- **Exercise details**
Your task is to print exactly the lines from the line that contains "Reproduce this chart with matplotlib." through the line that contains "plt.rcParams['font.family'] = ['Liberation", with pictures left out.

- **Entries provided**
----------

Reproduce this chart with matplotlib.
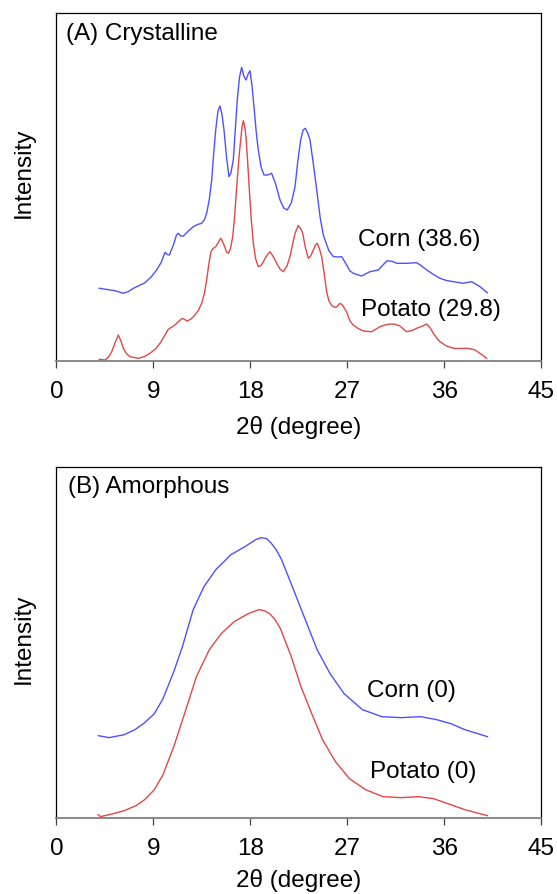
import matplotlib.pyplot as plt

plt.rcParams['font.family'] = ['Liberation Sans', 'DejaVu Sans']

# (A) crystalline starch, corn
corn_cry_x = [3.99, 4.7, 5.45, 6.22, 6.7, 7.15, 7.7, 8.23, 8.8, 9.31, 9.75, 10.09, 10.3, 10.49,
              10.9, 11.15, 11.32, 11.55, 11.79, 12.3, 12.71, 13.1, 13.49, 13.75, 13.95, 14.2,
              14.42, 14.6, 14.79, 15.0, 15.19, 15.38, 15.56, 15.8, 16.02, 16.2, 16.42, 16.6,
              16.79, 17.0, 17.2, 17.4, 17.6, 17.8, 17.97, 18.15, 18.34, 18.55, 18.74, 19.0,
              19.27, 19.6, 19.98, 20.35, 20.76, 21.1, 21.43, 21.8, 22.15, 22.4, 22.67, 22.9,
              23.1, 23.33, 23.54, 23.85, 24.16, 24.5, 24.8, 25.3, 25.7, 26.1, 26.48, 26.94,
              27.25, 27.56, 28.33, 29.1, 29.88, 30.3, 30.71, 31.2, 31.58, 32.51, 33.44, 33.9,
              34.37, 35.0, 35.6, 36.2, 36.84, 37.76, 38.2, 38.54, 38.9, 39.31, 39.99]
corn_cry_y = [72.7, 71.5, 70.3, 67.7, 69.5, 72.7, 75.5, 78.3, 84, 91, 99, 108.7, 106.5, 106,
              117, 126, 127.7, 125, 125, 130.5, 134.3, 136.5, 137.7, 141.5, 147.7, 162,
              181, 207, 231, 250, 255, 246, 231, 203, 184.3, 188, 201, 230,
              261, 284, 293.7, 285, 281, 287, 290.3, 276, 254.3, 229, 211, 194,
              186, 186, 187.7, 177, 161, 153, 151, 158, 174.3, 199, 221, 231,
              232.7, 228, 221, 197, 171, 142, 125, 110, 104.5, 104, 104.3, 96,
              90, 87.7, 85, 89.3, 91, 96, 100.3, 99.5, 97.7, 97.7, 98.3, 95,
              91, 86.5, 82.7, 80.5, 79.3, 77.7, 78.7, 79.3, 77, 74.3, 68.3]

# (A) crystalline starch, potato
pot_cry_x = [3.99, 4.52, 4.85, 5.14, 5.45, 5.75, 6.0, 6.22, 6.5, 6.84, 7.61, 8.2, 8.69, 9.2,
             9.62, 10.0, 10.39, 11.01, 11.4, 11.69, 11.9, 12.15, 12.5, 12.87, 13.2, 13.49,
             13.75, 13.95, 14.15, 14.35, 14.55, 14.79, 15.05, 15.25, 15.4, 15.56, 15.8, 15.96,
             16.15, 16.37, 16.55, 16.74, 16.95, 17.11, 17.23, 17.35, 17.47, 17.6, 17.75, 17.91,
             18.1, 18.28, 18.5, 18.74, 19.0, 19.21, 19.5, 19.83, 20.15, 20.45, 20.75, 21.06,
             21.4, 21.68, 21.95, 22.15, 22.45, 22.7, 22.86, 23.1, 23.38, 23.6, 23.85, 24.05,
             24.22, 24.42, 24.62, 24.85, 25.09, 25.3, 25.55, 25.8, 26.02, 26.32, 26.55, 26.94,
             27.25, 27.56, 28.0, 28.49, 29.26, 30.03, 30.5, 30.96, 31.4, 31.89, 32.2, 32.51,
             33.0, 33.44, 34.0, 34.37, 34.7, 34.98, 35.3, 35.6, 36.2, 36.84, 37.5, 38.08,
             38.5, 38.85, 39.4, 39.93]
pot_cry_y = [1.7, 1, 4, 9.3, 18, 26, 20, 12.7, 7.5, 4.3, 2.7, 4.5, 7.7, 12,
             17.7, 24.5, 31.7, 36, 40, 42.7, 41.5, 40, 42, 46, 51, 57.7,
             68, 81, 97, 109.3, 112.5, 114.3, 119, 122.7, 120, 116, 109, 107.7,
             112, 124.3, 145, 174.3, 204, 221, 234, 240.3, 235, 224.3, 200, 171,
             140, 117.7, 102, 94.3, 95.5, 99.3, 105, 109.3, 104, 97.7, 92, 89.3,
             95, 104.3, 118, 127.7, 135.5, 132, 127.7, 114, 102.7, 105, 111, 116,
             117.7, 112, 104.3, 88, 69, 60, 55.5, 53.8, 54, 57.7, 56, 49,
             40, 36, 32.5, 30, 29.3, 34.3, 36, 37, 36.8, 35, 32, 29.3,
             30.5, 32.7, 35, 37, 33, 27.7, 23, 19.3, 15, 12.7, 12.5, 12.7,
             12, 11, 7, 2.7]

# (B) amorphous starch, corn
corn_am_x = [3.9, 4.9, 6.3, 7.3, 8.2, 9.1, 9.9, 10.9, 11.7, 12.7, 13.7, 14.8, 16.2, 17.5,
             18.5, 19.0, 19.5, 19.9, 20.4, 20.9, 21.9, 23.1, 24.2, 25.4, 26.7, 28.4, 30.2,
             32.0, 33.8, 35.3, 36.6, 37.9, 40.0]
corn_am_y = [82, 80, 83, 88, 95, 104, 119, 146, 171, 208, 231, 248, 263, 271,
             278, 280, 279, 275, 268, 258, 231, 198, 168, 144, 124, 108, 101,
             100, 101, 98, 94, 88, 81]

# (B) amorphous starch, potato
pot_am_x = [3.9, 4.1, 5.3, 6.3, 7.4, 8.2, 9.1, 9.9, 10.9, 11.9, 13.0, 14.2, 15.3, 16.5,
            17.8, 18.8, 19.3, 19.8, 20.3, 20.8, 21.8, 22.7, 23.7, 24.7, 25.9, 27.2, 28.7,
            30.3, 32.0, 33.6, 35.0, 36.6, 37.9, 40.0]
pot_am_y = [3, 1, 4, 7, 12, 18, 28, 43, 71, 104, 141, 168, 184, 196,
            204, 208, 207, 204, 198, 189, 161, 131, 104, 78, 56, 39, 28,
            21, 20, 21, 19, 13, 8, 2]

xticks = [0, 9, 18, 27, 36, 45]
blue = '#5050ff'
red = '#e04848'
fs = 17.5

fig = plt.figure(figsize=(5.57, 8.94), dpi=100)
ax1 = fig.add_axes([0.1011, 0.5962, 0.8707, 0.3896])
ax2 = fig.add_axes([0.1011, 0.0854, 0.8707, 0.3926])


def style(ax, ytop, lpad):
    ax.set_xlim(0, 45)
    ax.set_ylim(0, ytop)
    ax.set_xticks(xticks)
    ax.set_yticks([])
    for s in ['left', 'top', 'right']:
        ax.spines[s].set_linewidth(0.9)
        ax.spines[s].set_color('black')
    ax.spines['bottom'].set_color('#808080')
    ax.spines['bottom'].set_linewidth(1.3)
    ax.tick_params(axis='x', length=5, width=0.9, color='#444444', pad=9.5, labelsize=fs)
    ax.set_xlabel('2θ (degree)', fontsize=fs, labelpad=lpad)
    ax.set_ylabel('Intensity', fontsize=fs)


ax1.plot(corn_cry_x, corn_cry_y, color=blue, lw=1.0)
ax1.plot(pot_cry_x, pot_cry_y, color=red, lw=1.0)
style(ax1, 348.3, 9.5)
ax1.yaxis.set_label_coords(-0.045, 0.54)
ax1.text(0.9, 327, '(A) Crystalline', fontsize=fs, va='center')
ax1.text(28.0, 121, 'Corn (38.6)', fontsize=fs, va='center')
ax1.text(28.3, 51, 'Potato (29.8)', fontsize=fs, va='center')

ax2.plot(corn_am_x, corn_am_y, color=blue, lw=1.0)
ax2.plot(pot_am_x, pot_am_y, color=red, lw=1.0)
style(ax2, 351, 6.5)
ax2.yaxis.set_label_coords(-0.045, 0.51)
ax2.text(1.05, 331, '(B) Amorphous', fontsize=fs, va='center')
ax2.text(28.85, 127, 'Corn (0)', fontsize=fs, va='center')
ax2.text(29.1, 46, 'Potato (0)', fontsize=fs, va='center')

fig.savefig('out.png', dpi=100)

----------

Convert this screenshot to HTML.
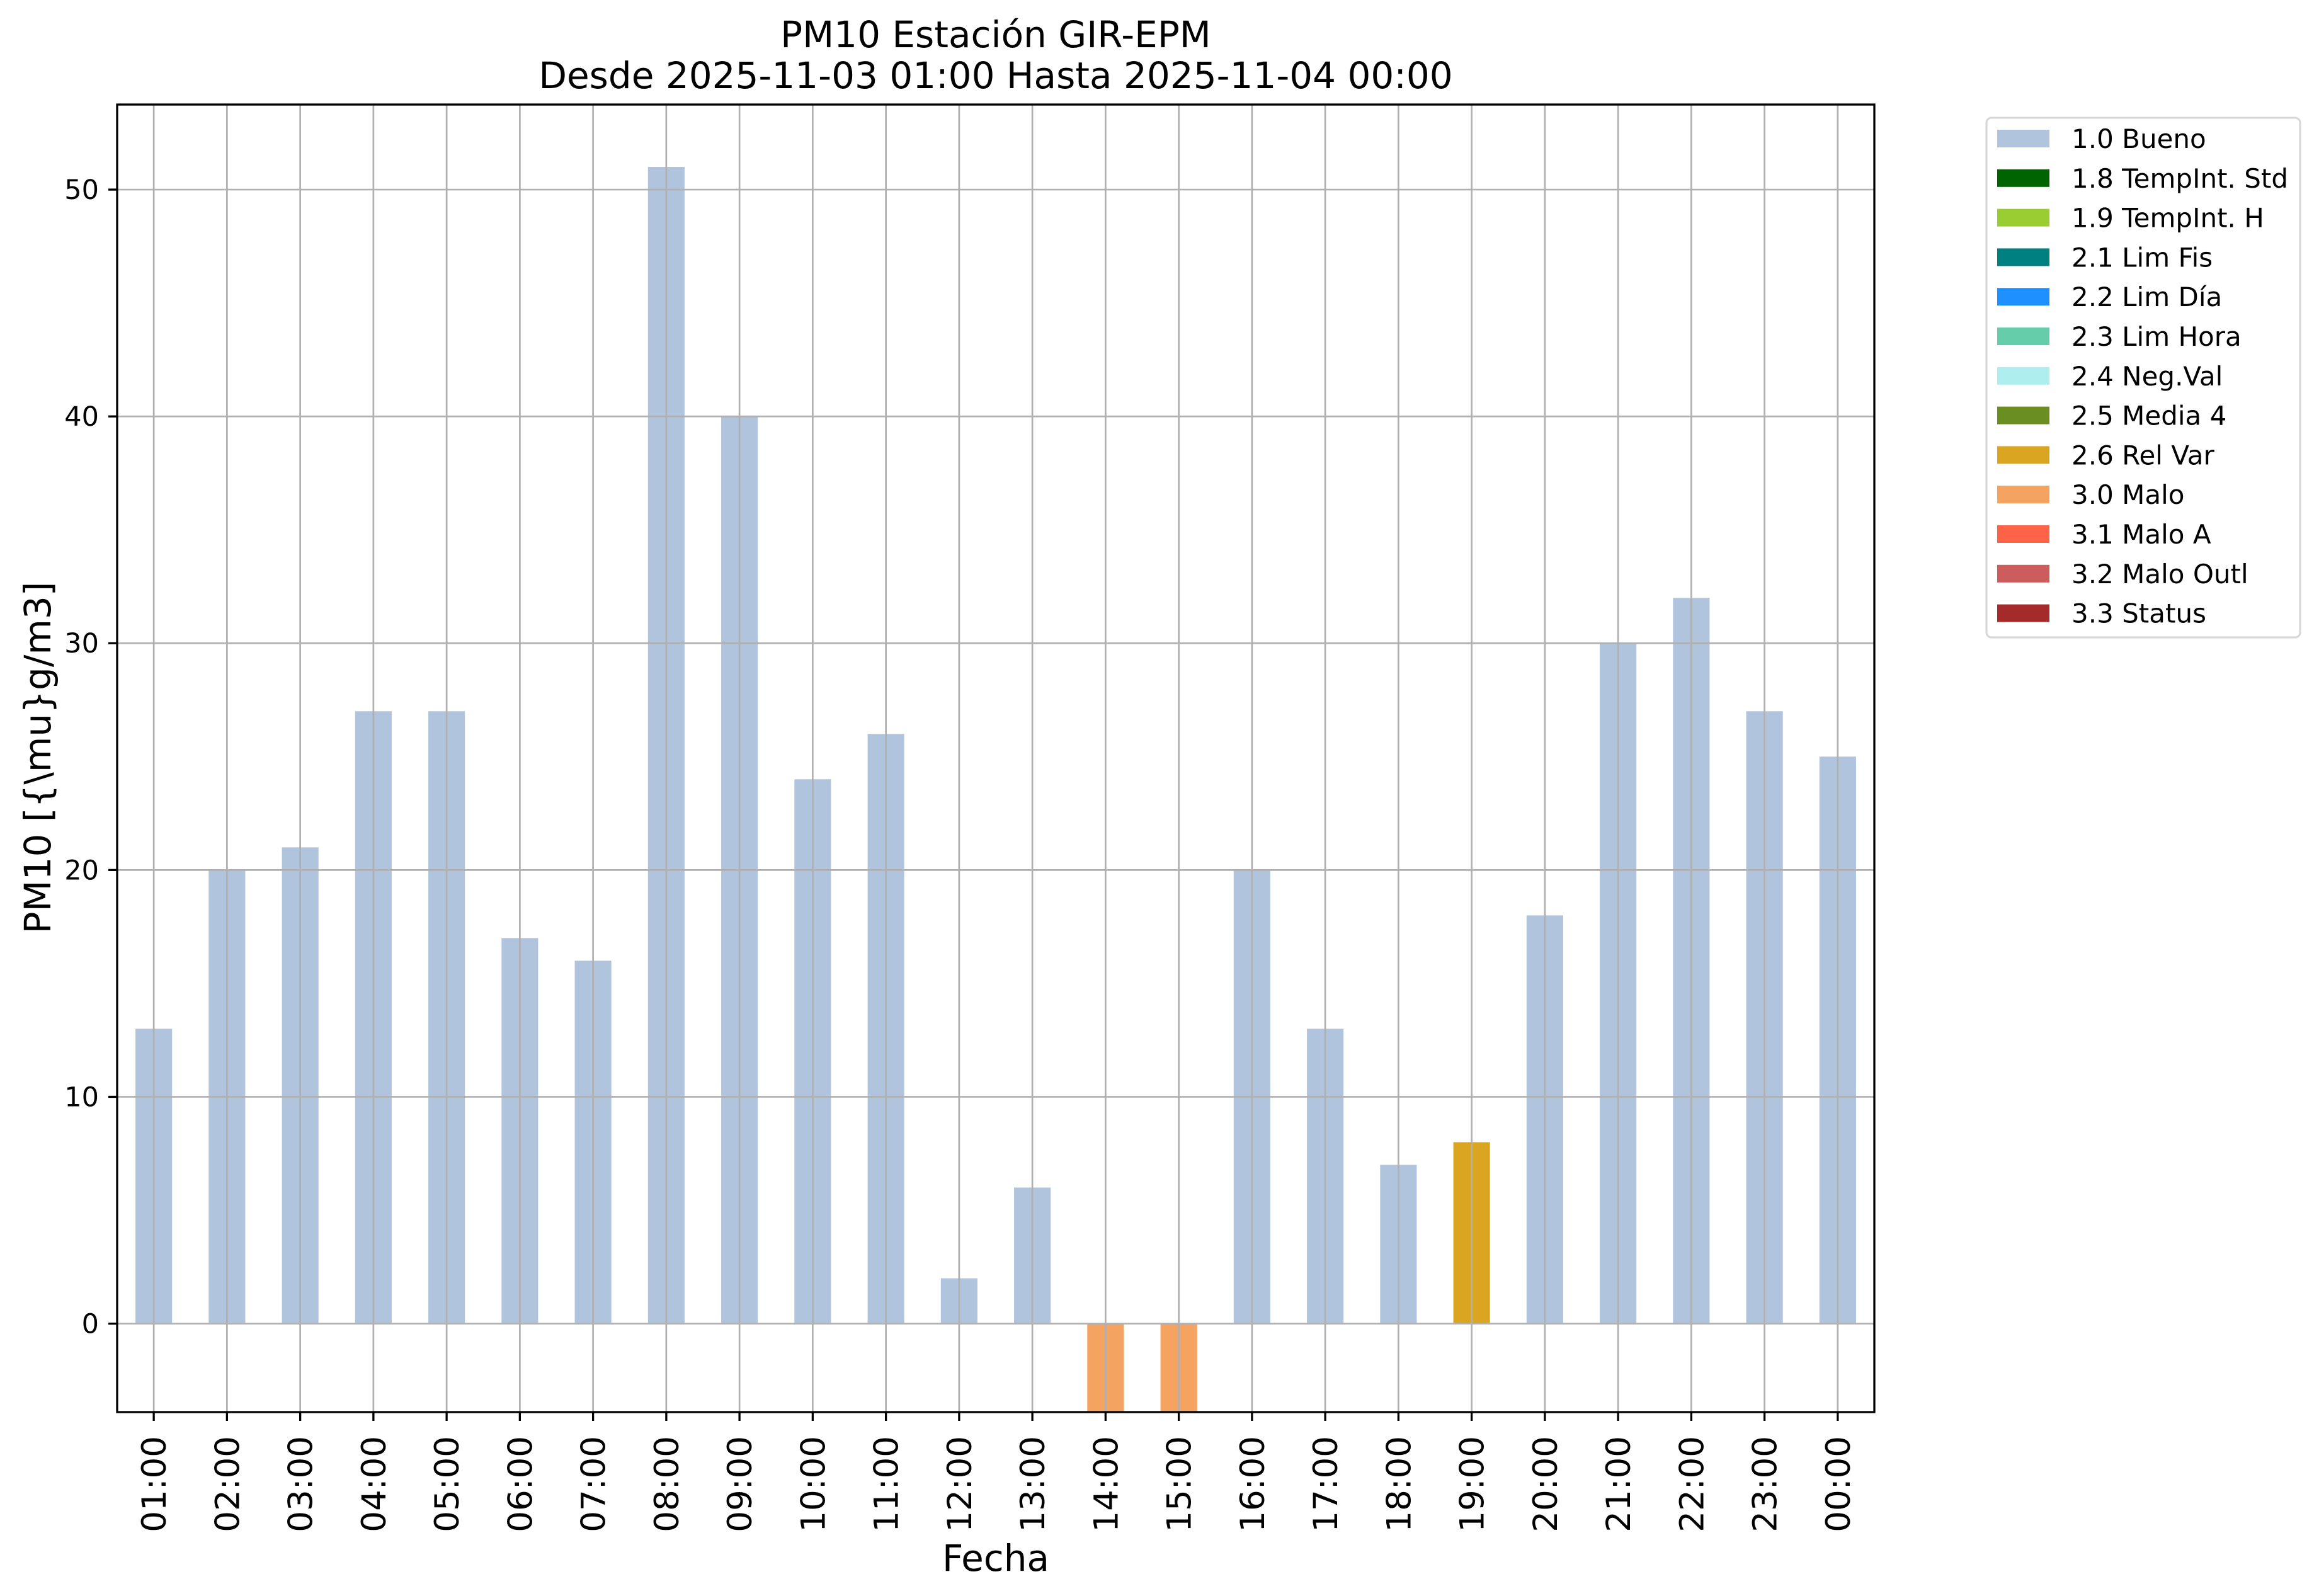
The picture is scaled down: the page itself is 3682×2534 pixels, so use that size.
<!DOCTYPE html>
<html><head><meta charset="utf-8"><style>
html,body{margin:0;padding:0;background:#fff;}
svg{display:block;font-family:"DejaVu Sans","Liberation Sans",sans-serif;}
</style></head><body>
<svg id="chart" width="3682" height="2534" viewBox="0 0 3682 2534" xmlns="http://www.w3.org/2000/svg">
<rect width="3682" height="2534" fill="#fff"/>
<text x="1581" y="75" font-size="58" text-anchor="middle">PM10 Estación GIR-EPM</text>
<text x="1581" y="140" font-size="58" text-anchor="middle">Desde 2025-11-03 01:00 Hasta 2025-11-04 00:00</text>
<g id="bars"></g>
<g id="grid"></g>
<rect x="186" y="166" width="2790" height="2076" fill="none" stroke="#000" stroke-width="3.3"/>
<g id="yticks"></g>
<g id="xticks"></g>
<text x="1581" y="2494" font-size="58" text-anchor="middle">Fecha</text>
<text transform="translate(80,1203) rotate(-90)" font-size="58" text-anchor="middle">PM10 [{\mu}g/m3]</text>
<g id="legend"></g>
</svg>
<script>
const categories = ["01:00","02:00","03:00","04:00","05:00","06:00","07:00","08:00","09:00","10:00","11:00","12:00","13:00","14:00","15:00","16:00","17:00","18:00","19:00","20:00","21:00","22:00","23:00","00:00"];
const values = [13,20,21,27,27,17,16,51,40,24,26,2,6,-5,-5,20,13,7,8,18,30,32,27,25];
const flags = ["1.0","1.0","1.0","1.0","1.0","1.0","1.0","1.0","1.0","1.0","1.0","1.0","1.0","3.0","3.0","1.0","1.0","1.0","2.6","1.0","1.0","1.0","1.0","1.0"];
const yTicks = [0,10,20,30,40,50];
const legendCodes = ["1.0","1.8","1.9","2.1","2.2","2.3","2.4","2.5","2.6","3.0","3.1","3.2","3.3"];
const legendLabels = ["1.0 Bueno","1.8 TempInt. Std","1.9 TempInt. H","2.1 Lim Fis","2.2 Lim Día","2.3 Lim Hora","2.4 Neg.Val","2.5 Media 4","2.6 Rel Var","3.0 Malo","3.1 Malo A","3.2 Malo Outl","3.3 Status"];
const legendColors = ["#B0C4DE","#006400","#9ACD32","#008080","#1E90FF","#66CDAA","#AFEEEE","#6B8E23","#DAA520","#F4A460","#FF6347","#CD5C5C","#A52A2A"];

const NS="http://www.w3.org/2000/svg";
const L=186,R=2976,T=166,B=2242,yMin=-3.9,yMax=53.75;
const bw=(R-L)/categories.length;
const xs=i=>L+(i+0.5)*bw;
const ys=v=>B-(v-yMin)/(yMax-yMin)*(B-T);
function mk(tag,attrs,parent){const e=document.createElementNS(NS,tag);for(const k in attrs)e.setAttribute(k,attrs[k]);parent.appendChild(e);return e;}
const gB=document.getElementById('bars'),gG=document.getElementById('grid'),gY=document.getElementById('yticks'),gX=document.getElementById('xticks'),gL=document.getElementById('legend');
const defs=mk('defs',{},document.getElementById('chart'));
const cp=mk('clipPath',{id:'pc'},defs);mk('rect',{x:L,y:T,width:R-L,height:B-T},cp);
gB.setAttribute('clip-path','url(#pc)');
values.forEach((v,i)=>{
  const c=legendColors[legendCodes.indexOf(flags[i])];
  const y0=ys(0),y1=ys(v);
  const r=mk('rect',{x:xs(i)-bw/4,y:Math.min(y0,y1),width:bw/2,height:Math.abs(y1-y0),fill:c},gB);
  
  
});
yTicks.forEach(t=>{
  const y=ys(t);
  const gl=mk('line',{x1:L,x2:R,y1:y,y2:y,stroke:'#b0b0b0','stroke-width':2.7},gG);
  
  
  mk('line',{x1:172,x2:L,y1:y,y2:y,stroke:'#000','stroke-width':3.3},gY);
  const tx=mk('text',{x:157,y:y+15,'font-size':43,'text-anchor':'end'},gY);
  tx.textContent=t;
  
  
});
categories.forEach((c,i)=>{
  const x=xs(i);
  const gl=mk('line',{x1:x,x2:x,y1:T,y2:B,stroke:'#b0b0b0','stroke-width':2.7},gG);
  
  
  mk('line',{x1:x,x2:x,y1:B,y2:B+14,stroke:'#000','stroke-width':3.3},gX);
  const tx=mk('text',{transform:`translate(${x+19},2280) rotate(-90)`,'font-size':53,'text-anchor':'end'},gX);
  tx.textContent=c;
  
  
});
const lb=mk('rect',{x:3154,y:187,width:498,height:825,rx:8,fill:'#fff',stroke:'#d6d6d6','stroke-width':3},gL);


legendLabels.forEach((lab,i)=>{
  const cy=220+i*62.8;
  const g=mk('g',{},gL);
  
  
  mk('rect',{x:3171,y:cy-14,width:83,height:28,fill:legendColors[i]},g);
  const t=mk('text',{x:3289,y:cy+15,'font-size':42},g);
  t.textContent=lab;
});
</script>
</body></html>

----------

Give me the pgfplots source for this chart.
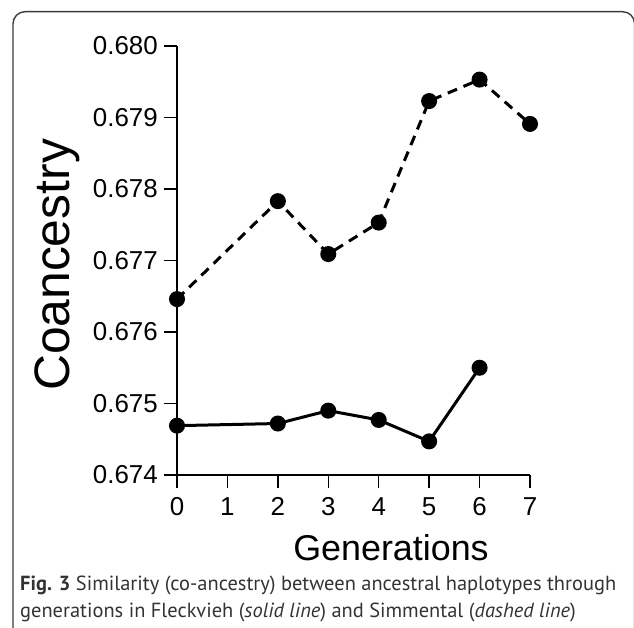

----------

- **Result for this exercise**
Reproduce this chart with matplotlib.
import matplotlib.pyplot as plt

plt.rcParams['font.family'] = ['Liberation Sans', 'DejaVu Sans']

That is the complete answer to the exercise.